Society shapes how we think.
Society tells us to change.
Society tells us that we are not good enough and that we never will be.

Since we love to love, and love the idea of being love, we love other people.
But they don’t last long.
We love to love, but we’re also VERY scared people.
We love to love but we’re also scared to love because it makes us fragile.

We want to continue to loving, but don’t want to risk being heartbroken, we learn to love things.
We love objects.
We love clothes, electronics, food, and other substances.
We learn to be content with loving things.
We begin to love things even more, and use people to get the things we want when in fact we should be loving people and using things.

We also have a problem to loving ourselves because society tells us that we’re not worth being loved.
We will never be perfect, and we should strive to be perfect if we want to come remotely close to being loved.

I believe the key to loving others is to love yourself.
How will you ever accept other people and their flaws if you can’t even accept your own?
How do you expect to be loved and to be accepted if you can’t even do that for yourself?
What makes you think that you can open up to other people about your flaws if you’re constantly scared of other people not accepting them?

The only way not to be scared of our flaws is to accept it and hope that others will accept it too.
Once you learn to accept who you are, you become inferior to what the society has to say.
You are in charge of your own life, and you can spend it listen to the society and continuing to change yourself to make yourself even more miserable, or to accept it.
I am in no way saying that change is bad, but not all changes are good.
Changes are good when they are made for yourself and not for other people.
Love is to accept, not to expect change or to fit the mould.

Even I don’t love myself, and as a result I have a huge wall up.
A guard that I am forever scared to let down, to let myself love or to be loved.
In order to love others, you need to trust them.

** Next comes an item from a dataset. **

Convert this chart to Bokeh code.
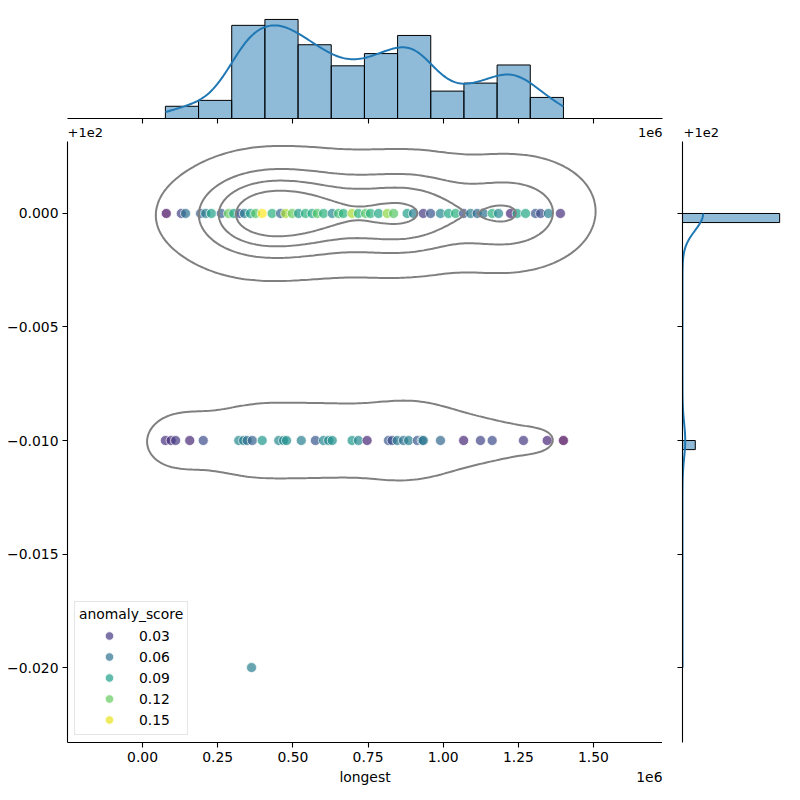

But how can you trust when you can’t even trust yourself?
I have pushed away endless number of people from my life and I am very thankful for the ones who has never given up on me, I’m truly lucky for those people.
My guard comes down whenever I’m with them, and for a split second I believe that I can genuinely love myself.

Accept your flaws and make changes for yourself.
Once you let yourself love and accept yourself, your wall will slowly come down.
It’s a gradual process, it doesn’t just happen over night.
I am still on my journey to discover myself and to love myself everyday.
It is a struggle.
It is much easier to keep my guard up and to pretend that I accept myself just the way I am.Here’s a challenge.
Everyday, write something that you love about yourself, something you discovered about yourself, something new you tried new today, little accomplishments, or something you have learned to accept about yourself.
At the end of the year, read them, and you’ll see what a long journey you have come and how much happier you are.
We strive to be accepted my other people, when really, we should be striving to be accepted by ourselves.